Every time I consider the simplicity of computing in the early 90s (when I was a kid) I have a pang of nostalgia.

We've made some wonderful things together as an industry but the author reminded me of something poignant in his last paragraph.

When I was younger I used to strive to keep my computer running as long as possible. I relished the idea that in the future, it would never need to turn off. Now I live a life where I seem to be hoping to do the exact opposite.

> Every time I consider the simplicity of computing in the early 90s (when I was a kid) I have a pang of nostalgia.

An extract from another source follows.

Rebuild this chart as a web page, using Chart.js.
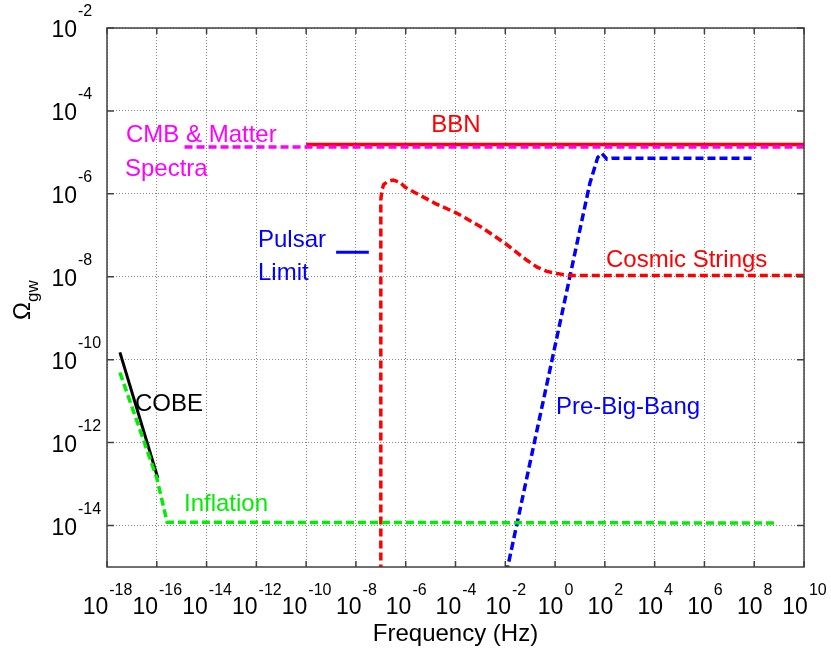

Nostalgia is a very subjective thing. Today, people fondly reminisce their first BASIC application or developing their first program that created a network socket. In the future, the old hats may look back longingly over setting up their first multi-server cluster or modifying an app to take advantage of parallelism or a GPU. Nostalgia isn't going anywhere.

Personally I think nostalgia is a proxy for a generalized desire for simplicity. Most people don't long for the days of swapping out 10 different floppy disks to install an operating system, or of messing around with IRQ/DMA and UART settings to get a modem configured. It's the simple things (like BASIC) that are remembered and missed.

Maybe something like a cheap Chromebook that boots into something like BASIC where it's easy to write simple PRINT and GOTO based programs, draw stuff on the screen, and beep and boop the sound card.

It's having access to simple and easily composable basic elements, like Legos, that made computing so accessible back in the day. Computer gaming was my big motivation.

So, this simple platform also needs a decent collection of fun and hackable games, and other useful applications.